You seem to maintain that if I think your argument is flimsy and unconvincing that I’m somehow “blind” to the truth.
The Uta thing is a case in point: in fact, my “opinion” about whether Uta is (or has been positioned as) the protagonist of this series is completely irrelevant, but when you say that readers are “misunderstanding” the series as being about Uta, that’s at best, condescending. It’s hardly my “opinion” or “interpretation” that the vast bulk of the actual content of series has been (mostly directly but also indirectly) concerned with Uta and her friends, and close to 100% of the marketing of the series has depicted it as Uta’s story, so if poor benighted readers are “bizarrely misinterpreting” the story, they’ve had plenty of assistance in that regard from the series itself.
Obviously, what you see as “different characters being focused on” I see as a story “wandering around without revealing a whole hell of a lot that we didn’t already know or could infer.”

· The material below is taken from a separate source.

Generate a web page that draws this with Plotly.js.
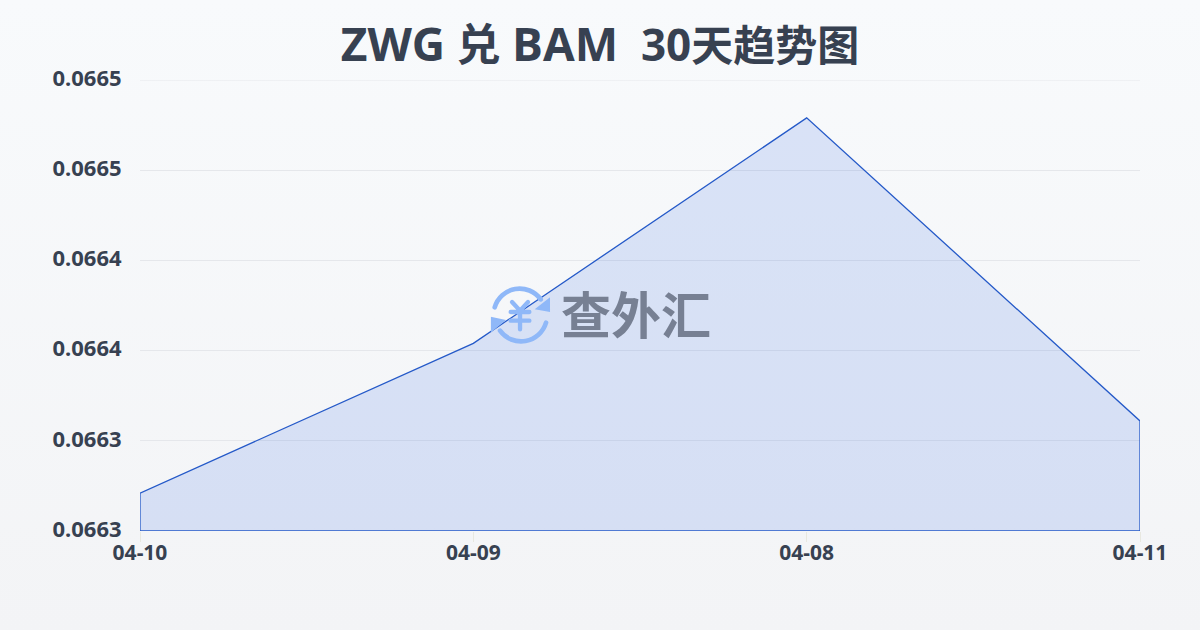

I'm actually really confused. You agree the story is focusing on different things at different times, but you disagree with the interpretation that it doesn't just center on Uta? Volume 1 focused mostly on Uta and to a lesser extent Kaoru, volume 2 focused mostly on Kaoru and pigtail-girl, volume 3 focused mostly on Kaoru and to a lesser extent Uta, volume 4 focused mostly on Uta and pigtail girl (and random girl whose name I don't remember), volume 5 was Uta and Kaoru pretty much equally, and volume 5 looks to be all Kaoru and Risako. So if any character is most central, it's Kaoru. You could argue the drama or the tension is centered on Uta's feelings (I disagree; I think it's Kaoru's marriage), but it's not true that Uta is the center of everything and thus all this Risako stuff is some sort of distraction. Glancing through, she's not even POV character as much as Kaoru is.
Look, all I'm saying is, if people want to get together in these comments and talk about their various interpretations and speculate on what might happen, that's hard if people act like their own subjective responses are somehow more objective than other people's.
And that “misreading” remark was at least as “productive” as the person speciously claiming to know that I “hated” the series and must “suffer” when I read it. Not a high “productivity” bar, to be sure.
But two wrongs don't make a right?
And like... your tone does a little bit communicate a lot of negativity. Maybe "suffer" and "hate" are overwrought and you're not meaning to seem that way, and I don't know how I come across, but I do see Warlock and expect something awfully negative.